Parmi les clichés (souvent véhiculés), celui selon lequel les békés descendent TOUS de colons esclavagistes. La vérité est bien plus nuancée. Outre ceux qui n’ont jamais possédés d’esclaves, et ceux qui – considérant à juste titre le système inhumain – ont affranchi leurs esclaves bien avant 1848, nombreux sont les békés d’aujourd’hui dont les ancêtres sont arrivés sur l’île APRES l’abolition de l’esclavage.

Autre cliché : seuls les békés auraient été indemnisés. C’est passer sous silence les 30% d’esclavagistes libres de couleur (mulâtres et noirs) qui ont également perçu l’indemnisation de 1848. Une simple consultation de la base Repairs du CNRS vous éclairera sur la réalité des bénéficiaires. Vous apprendrez par ailleurs que contrairement aux idées reçues, cet argent n’a pas empêché la quasi-totalité des exploitants créoles des Antilles de faire faillite. Et pour cause : le décret d’indemnisation prévoyait que les créanciers Français puissent saisir directement les sommes allouées, ce qu’ils n’ont pas manqué de faire. Une grande partie de l’argent est retournée en France, et en particulier dans les villes « marchandes » de la façade maritime.

Bien sûr, des familles locales ont été indemnisées. C’est le cas de mon aïeul qui a perçu la somme de 260 Francs (équivalent 700 € d’aujourd’hui) ; j’ai eu cette information en consultant la base Repairs, tout comme j’y ai appris qu’il possédait à cette période « entre 0 et 1 esclave » (SIC). Vous le savez comme moi, l’histoire est complexe, et mérite d’être abordée avec nuance. Les crimes qu’elle recèle, si odieux fussent-ils, n’engagent pas la responsabilité des descendants. Pour ma part, bien que l’on s’obstine souvent à me réduire à ma seule condition de béké, je vous affirme très clairement : moi, Emmanuel de Reynal, je n’ai hérité de rien et je ne suis coupable de rien. Je suis conscient du passé, et je conduis ma vie présente du mieux que je peux dans l’ouverture, le dialogue et la construction. Je ne suis responsable que de mes actes, tout comme vous.

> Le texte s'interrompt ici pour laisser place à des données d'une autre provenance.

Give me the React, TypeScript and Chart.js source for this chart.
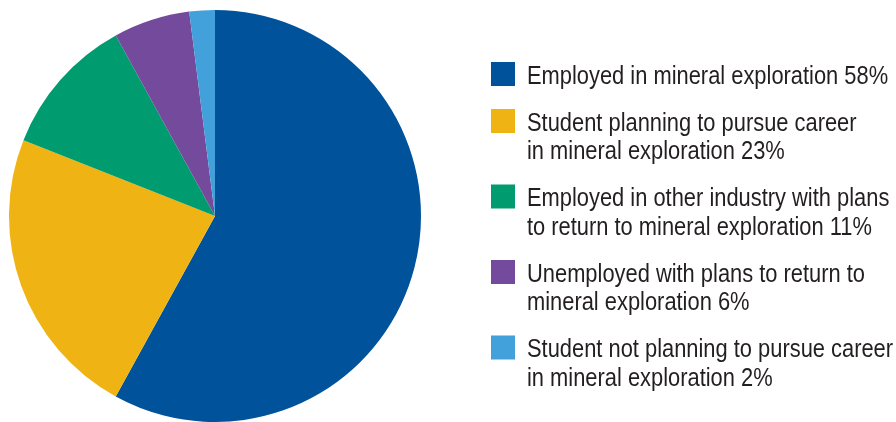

Je dois vous avouer que votre message m’a touché au cœur. Quand vous m’interpellez en disant « vous », je veux croire que c’est à moi que vous vous adressez et non à la représentation sociale que vous vous faites de moi. Car il me semble que l’un des immenses problèmes que nous devons résoudre ensemble est d’effacer nos étiquettes socio-ethniques pour nous atteindre enfin de personne à personne. C’est pourquoi je me méfie tant de l’usage de l’article défini pluriel « LES » devant un substantif qualifiant un groupe d’individus : LES Blancs, LES Noirs, LES Juifs, LES Arabes, LES Békés… Cet article est dangereux, car il essentialise et nie la réalité complexe des personnes. Il est l’antichambre du racisme.

Je suis celui qui a écrit « Ubuntu » en 2020, un texte que m’ont inspiré Nelson Mandela et Desmond Tutu, deux admirables concepteurs des Commissions Vérité et Réconciliation. Je suis aussi celui qui a coécrit « Dialogue Improbable entre un afro-descendant et un béké » avec Steve Fola-Gadet. C’est dire si votre invitation à partager un punch avec vous me plait. J’éprouverai tant de plaisir à vous faire apprécier celui de Martinique. Votre jour sera le mien.